Author and blogger Carmen Amato has asked how me and other bloggers how we see the future of bookstores. It's a question I'm delighted to contemplate because, from the time I was a small child, bookstores have been a Mecca for me, and, as an author, when it comes to selling my books, an oasis of delightfulness-- though sometimes, alas, a fata morgana, now that on-line booksellers such as amazon.com have drained off so much of their business. Indeed, as a book buyer, for convenience, selection, and price, I long ago went over to amazon.com and other online booksellers. And as an author I am now seeing more from Kindle sales than from my print books. (In fact, for my latest book, a niche topic, Metaphysical Odyssey into the Mexican Revolution: Francisco I. Madero and His Secret Book, I bypassed traditional publishers and bookstores altogether. I had thought it might be nice to place it with a university press. Then I did the math. Ha.)

That said, I am saddened by the way so many brick-and-mortar bookstores have turned themselves into glorified coffee and tchotchkes-made-in-China shops poorly staffed and oftentimes (not always, I hasten to add) by people who seem they might be more knowledgable about, say, pumping gas. As for the sort of hackwork most stock by their cash registers, Joe Queenan described them best: "by Punch for the edification of Judy." In short,  the typical chain bookstore bums me out-- and the coffee isn't that great, either. I have yet to sit down at a clean table in a Barnes & Noble café. Don't get me started about the restrooms.

Well, I don't think brick-and-mortar bookstores are going the way of the dodo, but if they are to survive, they will evolve, and dramatically, to become much more than bookstores as we have generally known them.
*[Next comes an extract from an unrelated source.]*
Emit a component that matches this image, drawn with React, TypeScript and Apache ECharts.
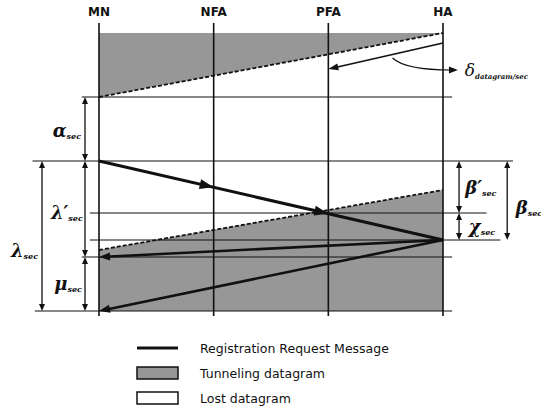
import React, { useEffect, useRef } from 'react';
import * as echarts from 'echarts';

// x axis: network nodes (0..3); y axis: time (ms, grows downward)
const nodes = ['MN', 'NFA', 'PFA', 'HA'];
const timeRange = [0, 293];

// tunnelled datagram regions (node, time)
const tunnelAreas = [
  [[0, 10], [3, 10], [0, 74]],
  [[0, 227], [3, 167], [3, 288], [0, 288]],
];
const tunnelEdges = [
  [[0, 74], [3, 10]],
  [[0, 227], [3, 167]],
];

// messages: from (node, time) to (node, time)
const registration = { from: [0, 138], to: [3, 217], marks: [1, 2] };
const replies = [
  { from: [3, 217], to: [0, 234] },
  { from: [3, 217], to: [0, 288] },
];
const lostDatagram = { from: [3, 20], to: [2, 46] };

// horizontal reference lines: [time, fromNode, toNode]
const guides = [
  [74, -0.15, 3.08],
  [138, -0.58, 3.61],
  [190, -0.08, 3.38],
  [217, -0.08, 3.5],
  [234, -0.15, 3.08],
  [288, -0.56, 3.08],
];

// dimension arrows: [node position, time start, time end]
const dims = [
  [-0.122, 74, 138],
  [-0.122, 138, 234],
  [-0.122, 234, 288],
  [-0.497, 138, 288],
  [3.14, 138, 190],
  [3.14, 190, 217],
  [3.56, 138, 217],
];

// labels: [node position, time, symbol, subscript]
const labels: [number, number, string, string][] = [
  [-0.28, 107, 'α', 'sec'],
  [-0.28, 189, 'λ′', 'sec'],
  [-0.27, 260, 'μ', 'sec'],
  [-0.65, 227, 'λ', 'sec'],
  [3.33, 164, 'β′', 'sec'],
  [3.34, 203, 'χ', 'sec'],
  [3.75, 184, 'β', 'sec'],
];
const deltaLabel = { at: [3.19, 47], symbol: 'δ', sub: 'datagram/sec' };
const deltaCurve = { from: [2.56, 35], ctrl: [2.67, 47], to: [3.13, 47] };

const legendItems = ['Registration Request Message', 'Tunneling datagram', 'Lost datagram'];

const SHADE = '#979797';
const INK = '#111';

function arrowHead(tx: number, ty: number, ux: number, uy: number, len: number, hw: number, fill = INK) {
  const bx = tx - ux * len;
  const by = ty - uy * len;
  const nx = -uy;
  const ny = ux;
  return {
    type: 'polygon',
    shape: { points: [[tx, ty], [bx + nx * hw, by + ny * hw], [bx - nx * hw, by - ny * hw]] },
    style: { fill },
  };
}

function arrowLine(p1: number[], p2: number[], width: number, len: number, hw: number) {
  const dx = p2[0] - p1[0];
  const dy = p2[1] - p1[1];
  const d = Math.hypot(dx, dy);
  const ux = dx / d;
  const uy = dy / d;
  return [
    {
      type: 'line',
      shape: { x1: p1[0], y1: p1[1], x2: p2[0] - ux * len * 0.6, y2: p2[1] - uy * len * 0.6 },
      style: { stroke: INK, lineWidth: width },
    },
    arrowHead(p2[0], p2[1], ux, uy, len, hw),
  ];
}

export default function App() {
  const ref = useRef<HTMLDivElement>(null);
  useEffect(() => {
    if (!ref.current) return;
    const chart = echarts.init(ref.current, null, { renderer: 'svg' });
    const greekFont = '"DejaVu Serif", serif';
    const option: any = {
      animation: false,
      grid: { left: 99, right: 98, top: 23, height: 293 },
      xAxis: {
        type: 'value',
        position: 'top',
        min: 0,
        max: 3,
        interval: 1,
        axisLine: { show: false },
        axisTick: { show: false },
        splitLine: { show: false },
        axisLabel: {
          margin: 5,
          formatter: (v: number) => nodes[v] ?? '',
          color: INK,
          fontFamily: '"DejaVu Sans", sans-serif',
          fontWeight: 'bold',
          fontSize: 12,
        },
      },
      yAxis: {
        type: 'value',
        inverse: true,
        min: timeRange[0],
        max: timeRange[1],
        show: false,
        splitLine: { show: false },
      },
      series: [
        {
          type: 'custom',
          name: 'areas',
          data: tunnelAreas.map((_, i) => [i]),
          renderItem: (params: any, api: any) => {
            const pts = tunnelAreas[params.dataIndex].map((p) => api.coord(p));
            const e = tunnelEdges[params.dataIndex].map((p) => api.coord(p));
            return {
              type: 'group',
              children: [
                { type: 'polygon', shape: { points: pts }, style: { fill: SHADE } },
                {
                  type: 'line',
                  shape: { x1: e[0][0], y1: e[0][1], x2: e[1][0], y2: e[1][1] },
                  style: { stroke: INK, lineWidth: 1.8, lineDash: [4, 2] },
                },
              ],
            };
          },
        },
        {
          type: 'custom',
          name: 'nodes',
          data: nodes.map((_, i) => [i]),
          renderItem: (params: any, api: any) => {
            const i = params.dataIndex;
            const a = api.coord([i, timeRange[0]]);
            const b = api.coord([i, timeRange[1]]);
            return {
              type: 'line',
              shape: { x1: a[0], y1: a[1], x2: b[0], y2: b[1] },
              style: { stroke: INK, lineWidth: 1.6 },
            };
          },
        },
        {
          type: 'custom',
          name: 'guides',
          data: guides.map((g) => [g[1], g[0]]),
          renderItem: (params: any, api: any) => {
            const g = guides[params.dataIndex];
            const a = api.coord([g[1], g[0]]);
            const b = api.coord([g[2], g[0]]);
            return {
              type: 'line',
              shape: { x1: a[0], y1: a[1], x2: b[0], y2: b[1] },
              style: { stroke: INK, lineWidth: 1.1 },
            };
          },
        },
        {
          type: 'custom',
          name: 'messages',
          data: [0, 1, 2, 3].map((i) => [i]),
          renderItem: (params: any, api: any) => {
            const i = params.dataIndex;
            if (i === 0) {
              const p1 = api.coord(registration.from);
              const p2 = api.coord(registration.to);
              const dx = p2[0] - p1[0];
              const dy = p2[1] - p1[1];
              const d = Math.hypot(dx, dy);
              const ux = dx / d;
              const uy = dy / d;
              const children: any[] = [
                { type: 'line', shape: { x1: p1[0], y1: p1[1], x2: p2[0], y2: p2[1] }, style: { stroke: INK, lineWidth: 3 } },
              ];
              registration.marks.forEach((n) => {
                const px = api.coord([n, 0])[0];
                const t = (px - p1[0]) / dx;
                children.push(arrowHead(p1[0] + dx * t, p1[1] + dy * t, ux, uy, 14, 5));
              });
              return { type: 'group', children };
            }
            if (i === 3) {
              return {
                type: 'group',
                children: arrowLine(api.coord(lostDatagram.from), api.coord(lostDatagram.to), 1.6, 10, 3.5),
              };
            }
            const r = replies[i - 1];
            return { type: 'group', children: arrowLine(api.coord(r.from), api.coord(r.to), 2.6, 11, 4) };
          },
        },
        {
          type: 'custom',
          name: 'dims',
          data: dims.map((d) => [d[0], d[1]]),
          renderItem: (params: any, api: any) => {
            const d = dims[params.dataIndex];
            const a = api.coord([d[0], d[1]]);
            const b = api.coord([d[0], d[2]]);
            return {
              type: 'group',
              children: [
                { type: 'line', shape: { x1: a[0], y1: a[1] + 4, x2: b[0], y2: b[1] - 4 }, style: { stroke: INK, lineWidth: 1.3 } },
                arrowHead(a[0], a[1], 0, -1, 7, 3),
                arrowHead(b[0], b[1], 0, 1, 7, 3),
              ],
            };
          },
        },
        {
          type: 'custom',
          name: 'delta',
          data: [[deltaCurve.from[0], deltaCurve.from[1]]],
          renderItem: (params: any, api: any) => {
            const s = api.coord(deltaCurve.from);
            const c = api.coord(deltaCurve.ctrl);
            const e = api.coord(deltaCurve.to);
            return {
              type: 'group',
              children: [
                {
                  type: 'bezierCurve',
                  shape: { x1: s[0], y1: s[1], cpx1: c[0], cpy1: c[1], x2: e[0] - 6, y2: e[1] },
                  style: { stroke: INK, lineWidth: 1.2, fill: 'none' },
                },
                arrowHead(e[0], e[1], 1, 0, 9, 3.5),
              ],
            };
          },
        },
        {
          type: 'custom',
          name: 'labels',
          data: labels.map((l) => [l[0], l[1]]),
          renderItem: (params: any, api: any) => {
            const l = labels[params.dataIndex];
            const p = api.coord([l[0], l[1]]);
            return {
              type: 'text',
              x: p[0],
              y: p[1],
              style: {
                text: `{g|${l[2]}}{s|${l[3]}}`,
                align: 'center',
                verticalAlign: 'middle',
                rich: {
                  g: { fontFamily: greekFont, fontStyle: 'italic', fontWeight: 'bold', fontSize: 18, fill: INK, lineHeight: 20 },
                  s: { fontFamily: greekFont, fontStyle: 'italic', fontWeight: 'bold', fontSize: 8, fill: INK, verticalAlign: 'bottom', lineHeight: 20, padding: [10, 0, 0, 0] },
                },
              },
            };
          },
        },
        {
          type: 'custom',
          name: 'deltaLabel',
          data: [deltaLabel.at],
          renderItem: (params: any, api: any) => {
            const p = api.coord(deltaLabel.at);
            return {
              type: 'text',
              x: p[0],
              y: p[1],
              style: {
                text: `{g|${deltaLabel.symbol}}{s|${deltaLabel.sub}}`,
                align: 'left',
                verticalAlign: 'middle',
                rich: {
                  g: { fontFamily: greekFont, fontStyle: 'italic', fontSize: 17, fill: INK, lineHeight: 20 },
                  s: { fontFamily: greekFont, fontStyle: 'italic', fontWeight: 'bold', fontSize: 7, fill: INK, verticalAlign: 'bottom', lineHeight: 20, padding: [10, 0, 0, 0] },
                },
              },
            };
          },
        },
      ],
      graphic: [
        { type: 'line', shape: { x1: 137, y1: 348, x2: 178, y2: 348 }, style: { stroke: INK, lineWidth: 3 } },
        { type: 'rect', shape: { x: 137, y: 367, width: 41, height: 12 }, style: { fill: SHADE, stroke: INK, lineWidth: 1.5 } },
        { type: 'rect', shape: { x: 137, y: 392, width: 41, height: 12 }, style: { fill: '#fff', stroke: INK, lineWidth: 1.5 } },
        ...legendItems.map((t, i) => ({
          type: 'text',
          x: 200,
          y: 348 + i * 25,
          style: {
            text: t,
            fill: INK,
            font: '12.5px "DejaVu Sans", sans-serif',
            verticalAlign: 'middle',
          },
        })),
      ],
    };
    chart.setOption(option);
    return () => chart.dispose();
  }, []);
  return <div ref={ref} style={{ position: 'fixed', left: 0, top: 0, width: 541, height: 416, background: '#fff' }} />;
}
For example, a brick-and-mortar bookstore might offer:

Library services, such as those offered by New York City's Society Library-- not just books for loan, but a research desk, large well-lit tables, and small but comfortable and quiet private offices for writers / independent scholars (especially valuable where public library services are problematic);
More curated selections by more knowledgable staff;
Artist books;
More-- way more-- books by local authors;
Rare books;
Collectible ephemera; 
A place to bring in rare books and have them appraised (why not every third Thursday of the month?);
A place to order up a letterpress book of one's own (why not bring in the local letterpress guy every second Wednesday of the month?);
A place to learn about book design and book cover design;
A place to take a marbled paper workshop or how to make pop-up books;
A place to take a weekend seminar on Tolstoy / learn French / history of Rome / Mesoamerica (books included);
Meeting room for writers groups / book clubs / movies / yoga; 
 A machine to print out one's book (a few do have this already, e.g., Politics & Prose with its Espresso Book Machine);
and so on and so forth.

They will also dramatically improve their on-line shops to compete with the likes of amazon.com-- not so much in terms of selection, but ease of use and prompt customer service. A few already have. Recently, I have been impressed by the rare books dealers using www.bibliopolis.com .

Entrepreneurs are entrepreneurial. And I'll bet bucks to cabbages that there will be people writing and reading 'til Kingdom Come. So whatever "bookstores" morph into, it's going to be interesting.